Lotta Politica a Roma

secessio

Gli antichi romani definivano il loro stato come una res publica, intesa non soltanto come una res populi, cioè come l’insieme di beni e rapporti del populus l’insieme dei cives che abitavano nello stesso luogo ed erano partecipi dell’ordinamento di quella comunità indipendente in quanto titolari di poteri e diritti.

Per citare il buon vecchio Cicerone, quanto l’ho odiato al liceo, il popolo è una comunità umana

iuris consensus et utilitatis communione

per consenso di diritto e comunanza di utilità.

Ma a differenza della concezione moderna, il popolo non era il diretto detentore del potere politico, ma fungeva da aggregazione di diverse strutture gentilizie verticali, che traevano forza dal perpetuarsi di una fitta rete di legami, legali e illegali con ampi settori della comunità.

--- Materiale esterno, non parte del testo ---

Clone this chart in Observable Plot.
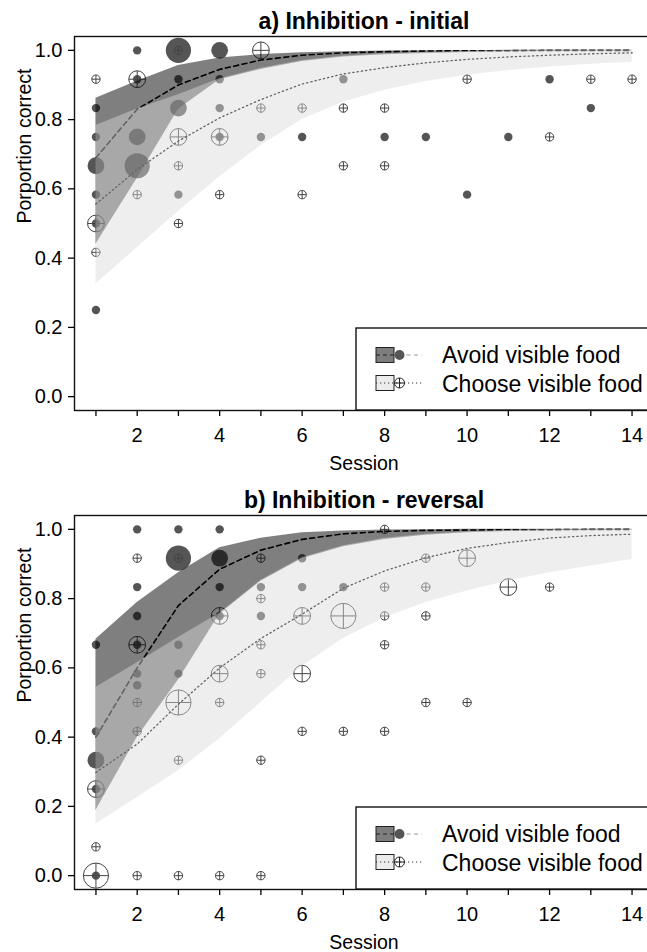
<!DOCTYPE html>
<html><head><meta charset="utf-8">
<script src="https://cdn.jsdelivr.net/npm/d3@7"></script>
<script src="https://cdn.jsdelivr.net/npm/@observablehq/plot@0.6"></script>
<style>
html,body{margin:0;padding:0;background:#fff;overflow:hidden;width:647px;height:952px}
#chart{width:647px}
#chart svg{display:block}
</style></head><body><div id="chart"></div>
<script>
const sessions = [1,2,3,4,5,6,7,8,9,10,11,12,13,14];
const xTicks = sessions;
const yTicks = [0, 0.2, 0.4, 0.6, 0.8, 1.0];
const seriesNames = ["Avoid visible food", "Choose visible food"];

// ---------- Panel a) Inhibition - initial ----------
const aTitle = "a) Inhibition - initial";
const aAvoidFit = [0.69,0.83,0.90,0.945,0.972,0.986,0.993,0.996,0.998,0.999,0.999,1,1,1];
const aAvoidLo  = [0.44,0.63,0.83,0.915,0.945,0.968,0.981,0.987,0.991,0.994,0.996,0.997,0.998,0.998];
const aAvoidHi  = [0.862,0.911,0.956,0.978,0.988,0.993,0.996,0.998,0.999,0.999,1,1,1,1];
const aChooseFit = [0.556,0.656,0.738,0.805,0.858,0.903,0.932,0.95,0.964,0.974,0.981,0.986,0.99,0.993];
const aChooseLo  = [0.325,0.43,0.535,0.635,0.725,0.80,0.85,0.885,0.91,0.928,0.942,0.952,0.96,0.966];
const aChooseHi  = [0.783,0.831,0.872,0.918,0.948,0.971,0.984,0.99,0.994,0.997,0.999,1,1,1];
// [session, proportion correct, number of individuals]
const aAvoidPts = [
  [1,0.8333,1],[1,0.75,1],[1,0.6667,2],[1,0.5833,1],[1,0.5,1],[1,0.25,1],
  [2,1,1],[2,0.9167,1],[2,0.75,2],[2,0.6667,3],
  [3,1,3],[3,0.9167,1],[3,0.8333,2],[3,0.5833,1],
  [4,1,2],[4,0.9167,1],[4,0.8333,1],[4,0.75,1],
  [5,0.75,1],[6,0.75,1],[7,0.9167,1],[8,0.75,1],[9,0.75,1],[10,0.5833,1],
  [11,0.75,1],[12,0.9167,1],[13,0.8333,1]
];
const aChoosePts = [
  [1,0.9167,1],[1,0.5,2],[1,0.4167,1],
  [2,0.9167,2],[2,0.5833,1],
  [3,1,1],[3,0.75,2],[3,0.6667,1],[3,0.5,1],
  [4,0.75,2],[4,0.5833,1],
  [5,1,2],[5,0.8333,1],
  [6,0.8333,1],[6,0.5833,1],
  [7,0.8333,1],[7,0.6667,1],
  [8,0.8333,1],[8,0.6667,1],
  [10,0.9167,1],[12,0.75,1],[13,0.9167,1],[14,0.9167,1]
];

// ---------- Panel b) Inhibition - reversal ----------
const bTitle = "b) Inhibition - reversal";
const bAvoidFit = [0.40,0.60,0.78,0.885,0.94,0.971,0.987,0.994,0.997,0.998,0.999,0.999,1,1];
const bAvoidLo  = [0.188,0.399,0.565,0.755,0.85,0.915,0.95,0.971,0.983,0.99,0.994,0.996,0.997,0.998];
const bAvoidHi  = [0.683,0.789,0.875,0.947,0.974,0.99,0.995,0.998,0.999,1,1,1,1,1];
const bChooseFit = [0.298,0.38,0.495,0.60,0.685,0.755,0.83,0.88,0.918,0.945,0.962,0.975,0.982,0.986];
const bChooseLo  = [0.149,0.226,0.303,0.395,0.50,0.605,0.685,0.745,0.789,0.822,0.851,0.875,0.894,0.913];
const bChooseHi  = [0.543,0.615,0.688,0.758,0.853,0.918,0.953,0.974,0.986,0.993,0.997,0.999,1,1];
const bAvoidPts = [
  [1,0.6667,1],[1,0.4167,1],[1,0.3333,2],[1,0.25,1],[1,0,1],
  [2,1,1],[2,0.8333,1],[2,0.75,1],[2,0.6667,1],[2,0.5833,1],[2,0.55,1],
  [3,1,1],[3,0.9167,3],[3,0.6667,1],[3,0.5833,1],
  [4,1,1],[4,0.9167,2],[4,0.8333,1],[4,0.75,1],
  [5,0.8333,1],[5,0.75,1],
  [6,0.9167,1],[6,0.8333,1],
  [7,0.8333,1]
];
const bChoosePts = [
  [1,0.25,2],[1,0.0833,1],[1,0,3],
  [2,0.9167,1],[2,0.6667,2],[2,0.5,1],[2,0.4167,1],[2,0,1],
  [3,0.9167,1],[3,0.5,3],[3,0.3333,1],[3,0,1],
  [4,0.75,2],[4,0.5833,2],[4,0.5,1],[4,0,1],
  [5,0.9167,1],[5,0.8,1],[5,0.6667,1],[5,0.5833,1],[5,0.3333,1],[5,0,1],
  [6,0.75,2],[6,0.5833,2],[6,0.4167,1],
  [7,0.75,3],[7,0.4167,1],
  [8,1,1],[8,0.8333,1],[8,0.75,1],[8,0.6667,1],[8,0.4167,1],
  [9,0.9167,1],[9,0.8333,1],[9,0.75,1],[9,0.5,1],
  [10,0.9167,2],[10,0.5,1],
  [11,0.8333,2],[12,0.8333,1]
];

// ---------- styling ----------
const FONT = "'Liberation Sans', Arial, Helvetica, sans-serif";
const AVOID_PT = "#555";
const CHOOSE_PT = "#444";

// circle with cross (R pch 10)
const oplus = {
  draw(context, size) {
    const r = Math.sqrt(size / Math.PI);
    context.moveTo(r, 0);
    context.arc(0, 0, r, 0, 2 * Math.PI);
    context.moveTo(-r, 0); context.lineTo(r, 0);
    context.moveTo(0, -r); context.lineTo(0, r);
  }
};

function makePanel(p) {
  const rows = sessions.map((s, i) => ({
    session: s,
    avoidFit: p.avoidFit[i], avoidLo: p.avoidLo[i], avoidHi: p.avoidHi[i],
    chooseFit: p.chooseFit[i], chooseLo: p.chooseLo[i], chooseHi: p.chooseHi[i]
  }));
  const toObj = (a) => a.map(([s, v, n]) => ({session: s, prop: v, n}));
  const avoid = toObj(p.avoidPts);
  const choose = toObj(p.choosePts);

  const svg = Plot.plot({
    width: 647,
    height: p.height,
    marginTop: 36,
    marginLeft: 74,
    marginRight: -6,
    marginBottom: p.height - 410,
    style: {fontFamily: FONT, fontSize: "20px", color: "black", background: "white", overflow: "hidden"},
    x: {domain: [0.48, 14.52], label: null},
    y: {domain: [-0.04, 1.04], label: null},
    r: {type: "linear", domain: [0, 3], range: [0, 12.6]},
    marks: [
      Plot.dot(avoid, {x: "session", y: "prop", r: "n", fill: AVOID_PT, stroke: "none"}),
      Plot.dot(choose, {x: "session", y: "prop", r: "n", symbol: oplus, fill: "none", stroke: CHOOSE_PT, strokeWidth: 1}),
      Plot.areaY(rows, {x: "session", y1: "avoidLo", y2: "avoidHi", fill: "black", fillOpacity: 0.5}),
      Plot.line(rows, {x: "session", y: "avoidFit", stroke: "black", strokeWidth: 1.6, strokeDasharray: "5,3.5"}),
      Plot.line(rows, {x: "session", y: "chooseFit", stroke: "black", strokeWidth: 1.3, strokeDasharray: "1.3,3"}),
      Plot.areaY(rows, {x: "session", y1: "chooseLo", y2: "chooseHi", fill: "#dadada", fillOpacity: 0.46}),
      Plot.frame({stroke: "#111", strokeWidth: 1.4}),
      Plot.axisX({ticks: xTicks, tickFormat: (d) => (d % 2 === 0 ? String(d) : ""), tickSize: 6, tickPadding: 11, fontSize: 20, strokeWidth: 1.3, label: null}),
      Plot.axisY({ticks: yTicks, tickFormat: d3.format(".1f"), tickSize: 6, tickPadding: 6, fontSize: 20, strokeWidth: 1.3, label: null}),
      Plot.text([p.title], {text: (d) => d, frameAnchor: "top", dy: -8, lineAnchor: "bottom", fontSize: 23, fontWeight: "bold"}),
      Plot.text(["Session"], {text: (d) => d, frameAnchor: "bottom", dy: 59, lineAnchor: "bottom", fontSize: 19.5}),
      Plot.text(["Porportion correct"], {text: (d) => d, frameAnchor: "left", dx: -50, rotate: -90, lineAnchor: "middle", fontSize: 19.5})
    ]
  });

  // legend box (bottom-right corner of the plot frame)
  const g = d3.select(svg).append("g").attr("transform", "translate(356,328)").attr("text-anchor", "start");
  g.append("rect").attr("x", 0).attr("y", 0).attr("width", 400).attr("height", 82)
    .attr("fill", "white").attr("stroke", "#111").attr("stroke-width", 1.4);
  // avoid entry
  g.append("rect").attr("x", 20).attr("y", 19.5).attr("width", 18).attr("height", 15)
    .attr("fill", "#7d7d7d").attr("stroke", "#222").attr("stroke-width", 1);
  g.append("line").attr("x1", 20).attr("x2", 38).attr("y1", 27).attr("y2", 27)
    .attr("stroke", "#222").attr("stroke-width", 1).attr("stroke-dasharray", "4,3");
  g.append("line").attr("x1", 43).attr("x2", 66).attr("y1", 27).attr("y2", 27)
    .attr("stroke", "#999").attr("stroke-width", 1.2).attr("stroke-dasharray", "4,3.5");
  g.append("circle").attr("cx", 43.5).attr("cy", 27).attr("r", 5).attr("fill", AVOID_PT);
  g.append("text").attr("x", 86).attr("y", 35).attr("font-size", 23).attr("font-family", FONT)
    .attr("text-anchor", "start").attr("fill", "black").text(seriesNames[0]);
  // choose entry
  g.append("rect").attr("x", 20).attr("y", 47.5).attr("width", 18).attr("height", 15)
    .attr("fill", "#ececec").attr("stroke", "#222").attr("stroke-width", 1);
  g.append("line").attr("x1", 20).attr("x2", 66).attr("y1", 55).attr("y2", 55)
    .attr("stroke", "#333").attr("stroke-width", 1.1).attr("stroke-dasharray", "1.2,2.8");
  g.append("path").attr("transform", "translate(43.5,55)")
    .attr("d", d3.symbol(oplus, Math.PI * 25)())
    .attr("fill", "none").attr("stroke", "#222").attr("stroke-width", 1);
  g.append("text").attr("x", 86).attr("y", 63.5).attr("font-size", 23).attr("font-family", FONT)
    .attr("text-anchor", "start").attr("fill", "black").text(seriesNames[1]);
  return svg;
}

const chart = document.getElementById("chart");
chart.append(makePanel({
  title: aTitle, height: 479,
  avoidFit: aAvoidFit, avoidLo: aAvoidLo, avoidHi: aAvoidHi,
  chooseFit: aChooseFit, chooseLo: aChooseLo, chooseHi: aChooseHi,
  avoidPts: aAvoidPts, choosePts: aChoosePts
}));
chart.append(makePanel({
  title: bTitle, height: 473,
  avoidFit: bAvoidFit, avoidLo: bAvoidLo, avoidHi: bAvoidHi,
  chooseFit: bChooseFit, chooseLo: bChooseLo, chooseHi: bChooseHi,
  avoidPts: bAvoidPts, choosePts: bChoosePts
}));
</script></body></html>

Strutture gentilizie quindi pervasive e in perenne lotta tra di loro, con l’intrigo e la violenza, con l’obiettivo di appropriarsi e usare a proprio esclusivo vantaggio i beni collettivi.

Questa impostazione dello Stato e della lotta politica, pur cambiando le forme e le modalità di aggregazione, si è perpetuata nel tempo, sino ad arrivare ai giorni nostri.

Mafia Capitale, gli intrighi che hanno portato la caduta di Marino, le lotte che dilaniano la giunta Raggi, derivano proprio da questa forma mentis e dall’incapacità di utilizzare questa dialettica in maniera costruttiva.